▸ Written request
Check every line for the word "script" and give the number of lines where it occurs, nothing else.

▸ Records to use
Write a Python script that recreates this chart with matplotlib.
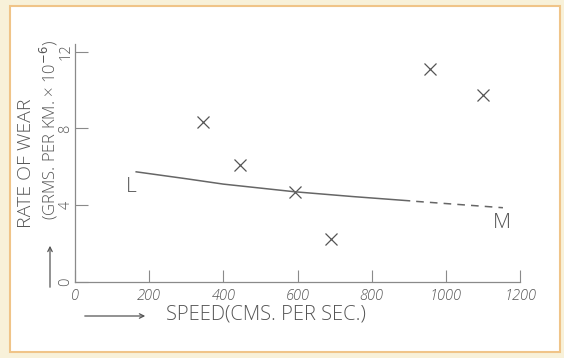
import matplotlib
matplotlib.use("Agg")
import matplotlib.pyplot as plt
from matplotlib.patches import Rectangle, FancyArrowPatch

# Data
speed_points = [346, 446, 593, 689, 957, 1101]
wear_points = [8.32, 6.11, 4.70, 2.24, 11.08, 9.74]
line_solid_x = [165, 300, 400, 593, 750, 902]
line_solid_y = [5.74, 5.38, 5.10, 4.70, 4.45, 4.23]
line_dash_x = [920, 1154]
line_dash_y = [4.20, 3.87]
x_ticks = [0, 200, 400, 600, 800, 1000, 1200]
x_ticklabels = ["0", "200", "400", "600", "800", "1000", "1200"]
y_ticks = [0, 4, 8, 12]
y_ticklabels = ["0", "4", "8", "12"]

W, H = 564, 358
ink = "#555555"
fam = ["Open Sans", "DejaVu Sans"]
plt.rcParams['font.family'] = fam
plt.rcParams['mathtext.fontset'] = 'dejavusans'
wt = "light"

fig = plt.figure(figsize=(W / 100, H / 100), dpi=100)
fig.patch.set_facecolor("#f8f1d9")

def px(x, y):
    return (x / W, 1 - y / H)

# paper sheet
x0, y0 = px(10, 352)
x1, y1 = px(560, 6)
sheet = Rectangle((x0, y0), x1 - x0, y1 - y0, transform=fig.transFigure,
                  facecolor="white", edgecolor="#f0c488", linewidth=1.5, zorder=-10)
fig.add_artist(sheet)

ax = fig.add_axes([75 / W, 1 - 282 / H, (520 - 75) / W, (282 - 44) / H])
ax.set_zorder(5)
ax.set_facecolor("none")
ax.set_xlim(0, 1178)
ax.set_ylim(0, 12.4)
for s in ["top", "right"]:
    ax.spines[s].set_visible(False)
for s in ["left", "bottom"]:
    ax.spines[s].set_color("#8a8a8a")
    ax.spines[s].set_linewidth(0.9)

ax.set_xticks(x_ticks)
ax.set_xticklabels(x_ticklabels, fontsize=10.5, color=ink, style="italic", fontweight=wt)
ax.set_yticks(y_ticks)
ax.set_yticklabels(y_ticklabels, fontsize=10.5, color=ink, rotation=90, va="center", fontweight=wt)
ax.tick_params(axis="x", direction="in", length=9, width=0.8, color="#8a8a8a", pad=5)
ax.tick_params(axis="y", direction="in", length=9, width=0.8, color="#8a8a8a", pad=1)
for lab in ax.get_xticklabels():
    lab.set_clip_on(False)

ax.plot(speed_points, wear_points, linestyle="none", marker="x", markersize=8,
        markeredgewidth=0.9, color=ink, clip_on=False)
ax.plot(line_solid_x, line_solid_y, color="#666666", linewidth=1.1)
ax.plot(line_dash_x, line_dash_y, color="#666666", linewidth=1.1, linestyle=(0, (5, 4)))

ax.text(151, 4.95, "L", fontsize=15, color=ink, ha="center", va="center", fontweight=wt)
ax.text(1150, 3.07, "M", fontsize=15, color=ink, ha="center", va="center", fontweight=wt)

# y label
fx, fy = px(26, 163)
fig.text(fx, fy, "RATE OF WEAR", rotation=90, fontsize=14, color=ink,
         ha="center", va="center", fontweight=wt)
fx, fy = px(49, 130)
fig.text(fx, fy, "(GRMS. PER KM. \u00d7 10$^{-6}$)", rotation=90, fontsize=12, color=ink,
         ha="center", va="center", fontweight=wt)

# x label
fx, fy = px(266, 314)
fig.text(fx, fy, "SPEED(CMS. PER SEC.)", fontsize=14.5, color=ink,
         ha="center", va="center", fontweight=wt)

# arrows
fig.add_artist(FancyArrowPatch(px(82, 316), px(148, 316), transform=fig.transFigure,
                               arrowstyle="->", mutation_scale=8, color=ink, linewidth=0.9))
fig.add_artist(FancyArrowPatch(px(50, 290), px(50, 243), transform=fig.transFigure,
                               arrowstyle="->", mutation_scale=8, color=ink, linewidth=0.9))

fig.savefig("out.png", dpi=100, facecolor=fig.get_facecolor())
---
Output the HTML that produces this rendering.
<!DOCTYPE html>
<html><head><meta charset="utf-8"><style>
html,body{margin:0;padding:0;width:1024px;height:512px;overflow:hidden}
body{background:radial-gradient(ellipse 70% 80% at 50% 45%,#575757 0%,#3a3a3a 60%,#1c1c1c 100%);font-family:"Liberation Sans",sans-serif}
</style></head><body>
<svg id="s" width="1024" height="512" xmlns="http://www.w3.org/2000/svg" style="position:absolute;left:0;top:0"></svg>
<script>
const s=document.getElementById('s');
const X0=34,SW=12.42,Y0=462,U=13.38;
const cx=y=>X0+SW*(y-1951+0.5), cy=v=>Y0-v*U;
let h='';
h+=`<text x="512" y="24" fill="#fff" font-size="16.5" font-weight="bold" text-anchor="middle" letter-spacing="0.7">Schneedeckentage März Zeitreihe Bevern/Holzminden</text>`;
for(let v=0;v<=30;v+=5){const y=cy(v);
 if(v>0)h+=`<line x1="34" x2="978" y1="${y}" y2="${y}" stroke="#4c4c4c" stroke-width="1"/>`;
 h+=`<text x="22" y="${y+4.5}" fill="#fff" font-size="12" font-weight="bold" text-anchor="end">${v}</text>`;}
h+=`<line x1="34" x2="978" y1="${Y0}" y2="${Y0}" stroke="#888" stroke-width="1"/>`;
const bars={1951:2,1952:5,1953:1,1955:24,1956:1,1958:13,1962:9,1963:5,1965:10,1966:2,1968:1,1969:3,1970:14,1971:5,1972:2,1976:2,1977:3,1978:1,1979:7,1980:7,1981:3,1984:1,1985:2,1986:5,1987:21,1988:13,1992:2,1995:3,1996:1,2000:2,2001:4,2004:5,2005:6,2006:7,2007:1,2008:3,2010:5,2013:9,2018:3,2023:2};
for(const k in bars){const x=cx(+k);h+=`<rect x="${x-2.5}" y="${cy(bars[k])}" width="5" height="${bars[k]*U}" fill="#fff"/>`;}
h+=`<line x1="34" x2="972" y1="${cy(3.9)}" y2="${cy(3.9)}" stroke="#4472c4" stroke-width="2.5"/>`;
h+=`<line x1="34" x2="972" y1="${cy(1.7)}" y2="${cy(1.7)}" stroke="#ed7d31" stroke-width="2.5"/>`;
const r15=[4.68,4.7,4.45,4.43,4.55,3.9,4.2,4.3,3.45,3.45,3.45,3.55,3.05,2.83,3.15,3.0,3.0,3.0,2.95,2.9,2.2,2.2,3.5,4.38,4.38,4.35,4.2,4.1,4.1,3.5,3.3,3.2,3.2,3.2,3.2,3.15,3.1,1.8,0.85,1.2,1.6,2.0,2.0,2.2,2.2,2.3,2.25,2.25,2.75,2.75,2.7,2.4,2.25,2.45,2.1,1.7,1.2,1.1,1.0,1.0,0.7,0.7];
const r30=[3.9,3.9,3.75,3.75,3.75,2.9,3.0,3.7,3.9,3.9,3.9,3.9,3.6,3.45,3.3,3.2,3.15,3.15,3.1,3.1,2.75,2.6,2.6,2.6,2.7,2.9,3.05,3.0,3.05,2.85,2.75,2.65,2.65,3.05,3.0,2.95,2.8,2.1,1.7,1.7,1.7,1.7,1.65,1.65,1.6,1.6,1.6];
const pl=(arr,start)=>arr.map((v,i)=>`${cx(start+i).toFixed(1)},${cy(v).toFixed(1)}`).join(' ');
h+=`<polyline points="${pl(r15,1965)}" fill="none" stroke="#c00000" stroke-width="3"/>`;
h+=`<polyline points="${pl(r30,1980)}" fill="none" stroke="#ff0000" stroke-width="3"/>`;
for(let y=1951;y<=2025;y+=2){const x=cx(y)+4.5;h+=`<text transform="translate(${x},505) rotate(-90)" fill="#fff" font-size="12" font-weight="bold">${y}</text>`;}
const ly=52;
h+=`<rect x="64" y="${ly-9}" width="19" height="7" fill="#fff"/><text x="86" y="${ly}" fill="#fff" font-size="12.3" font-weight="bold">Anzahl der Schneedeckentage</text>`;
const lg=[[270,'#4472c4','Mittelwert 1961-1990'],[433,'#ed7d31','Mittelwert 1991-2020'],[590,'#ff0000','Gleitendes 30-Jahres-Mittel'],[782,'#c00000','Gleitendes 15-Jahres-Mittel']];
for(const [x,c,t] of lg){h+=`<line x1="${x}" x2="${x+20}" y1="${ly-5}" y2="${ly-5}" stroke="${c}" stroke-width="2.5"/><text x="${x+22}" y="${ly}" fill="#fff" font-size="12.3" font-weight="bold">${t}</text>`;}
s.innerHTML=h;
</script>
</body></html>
--
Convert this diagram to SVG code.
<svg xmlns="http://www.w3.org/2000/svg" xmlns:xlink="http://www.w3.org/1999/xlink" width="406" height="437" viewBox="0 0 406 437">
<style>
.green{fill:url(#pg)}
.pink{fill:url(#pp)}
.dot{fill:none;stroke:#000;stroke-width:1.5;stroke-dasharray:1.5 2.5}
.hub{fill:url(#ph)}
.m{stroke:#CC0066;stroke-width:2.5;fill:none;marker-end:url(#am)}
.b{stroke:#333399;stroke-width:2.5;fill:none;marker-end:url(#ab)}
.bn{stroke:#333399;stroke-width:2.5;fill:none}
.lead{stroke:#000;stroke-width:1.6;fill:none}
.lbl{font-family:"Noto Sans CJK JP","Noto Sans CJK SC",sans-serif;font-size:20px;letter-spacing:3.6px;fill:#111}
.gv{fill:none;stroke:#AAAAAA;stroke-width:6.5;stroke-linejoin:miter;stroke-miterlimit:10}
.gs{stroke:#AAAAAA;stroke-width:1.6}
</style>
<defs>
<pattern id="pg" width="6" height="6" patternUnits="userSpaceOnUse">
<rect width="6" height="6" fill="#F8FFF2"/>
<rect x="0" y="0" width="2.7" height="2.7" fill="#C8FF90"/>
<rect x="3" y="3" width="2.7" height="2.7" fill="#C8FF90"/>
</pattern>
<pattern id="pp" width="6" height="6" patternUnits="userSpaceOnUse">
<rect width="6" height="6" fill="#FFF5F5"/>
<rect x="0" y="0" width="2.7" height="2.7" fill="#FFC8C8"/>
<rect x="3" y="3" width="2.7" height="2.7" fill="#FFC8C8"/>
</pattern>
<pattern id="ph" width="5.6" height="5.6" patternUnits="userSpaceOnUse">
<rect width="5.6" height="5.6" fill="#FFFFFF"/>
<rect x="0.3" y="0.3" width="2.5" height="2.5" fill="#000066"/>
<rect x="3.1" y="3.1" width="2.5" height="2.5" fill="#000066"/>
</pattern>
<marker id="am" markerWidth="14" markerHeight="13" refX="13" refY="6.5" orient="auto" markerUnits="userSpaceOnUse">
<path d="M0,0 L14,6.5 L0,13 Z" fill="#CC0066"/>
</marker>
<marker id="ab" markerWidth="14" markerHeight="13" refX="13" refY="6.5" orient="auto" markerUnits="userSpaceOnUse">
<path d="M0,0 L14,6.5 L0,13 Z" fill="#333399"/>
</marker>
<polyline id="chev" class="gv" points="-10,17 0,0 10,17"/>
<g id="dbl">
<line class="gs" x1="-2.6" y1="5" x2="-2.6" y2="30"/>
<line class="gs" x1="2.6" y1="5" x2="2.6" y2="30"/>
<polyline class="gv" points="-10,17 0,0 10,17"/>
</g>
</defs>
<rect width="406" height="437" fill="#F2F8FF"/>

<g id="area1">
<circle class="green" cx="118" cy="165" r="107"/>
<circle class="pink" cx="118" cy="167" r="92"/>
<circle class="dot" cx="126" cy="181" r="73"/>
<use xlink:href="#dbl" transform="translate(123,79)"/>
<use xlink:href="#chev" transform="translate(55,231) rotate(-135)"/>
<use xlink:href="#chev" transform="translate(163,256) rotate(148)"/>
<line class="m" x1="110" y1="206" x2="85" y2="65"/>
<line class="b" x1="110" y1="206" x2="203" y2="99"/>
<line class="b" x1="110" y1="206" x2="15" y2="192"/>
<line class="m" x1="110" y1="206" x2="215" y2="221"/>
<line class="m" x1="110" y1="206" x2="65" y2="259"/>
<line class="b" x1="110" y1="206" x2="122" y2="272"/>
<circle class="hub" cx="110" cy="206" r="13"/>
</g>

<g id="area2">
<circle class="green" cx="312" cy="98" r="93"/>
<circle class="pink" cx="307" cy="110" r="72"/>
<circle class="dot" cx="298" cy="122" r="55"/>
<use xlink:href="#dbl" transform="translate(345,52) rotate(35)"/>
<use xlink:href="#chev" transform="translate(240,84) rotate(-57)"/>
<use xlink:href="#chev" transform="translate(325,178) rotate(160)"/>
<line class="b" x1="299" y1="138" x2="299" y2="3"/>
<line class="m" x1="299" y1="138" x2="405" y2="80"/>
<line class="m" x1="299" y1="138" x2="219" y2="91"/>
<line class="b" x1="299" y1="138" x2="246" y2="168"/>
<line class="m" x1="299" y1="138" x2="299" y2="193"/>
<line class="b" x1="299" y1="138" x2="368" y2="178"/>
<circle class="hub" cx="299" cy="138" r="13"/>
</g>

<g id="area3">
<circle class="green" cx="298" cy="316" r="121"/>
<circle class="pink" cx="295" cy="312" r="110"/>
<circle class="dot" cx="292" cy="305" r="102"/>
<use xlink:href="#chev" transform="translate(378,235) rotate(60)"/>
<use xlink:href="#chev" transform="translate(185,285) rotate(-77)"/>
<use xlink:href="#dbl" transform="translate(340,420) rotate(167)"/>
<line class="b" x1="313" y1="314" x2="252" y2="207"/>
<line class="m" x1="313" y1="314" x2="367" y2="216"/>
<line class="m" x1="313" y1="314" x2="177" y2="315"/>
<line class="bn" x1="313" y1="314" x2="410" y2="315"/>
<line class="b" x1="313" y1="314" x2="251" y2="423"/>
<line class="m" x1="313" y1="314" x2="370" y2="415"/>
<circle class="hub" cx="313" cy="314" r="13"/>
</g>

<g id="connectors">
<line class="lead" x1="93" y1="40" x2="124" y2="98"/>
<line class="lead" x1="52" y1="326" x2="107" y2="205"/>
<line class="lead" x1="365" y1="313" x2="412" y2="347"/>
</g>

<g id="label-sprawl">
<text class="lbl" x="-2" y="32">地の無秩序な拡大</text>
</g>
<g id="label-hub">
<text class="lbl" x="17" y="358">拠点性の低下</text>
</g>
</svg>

▸ Solution for this task
3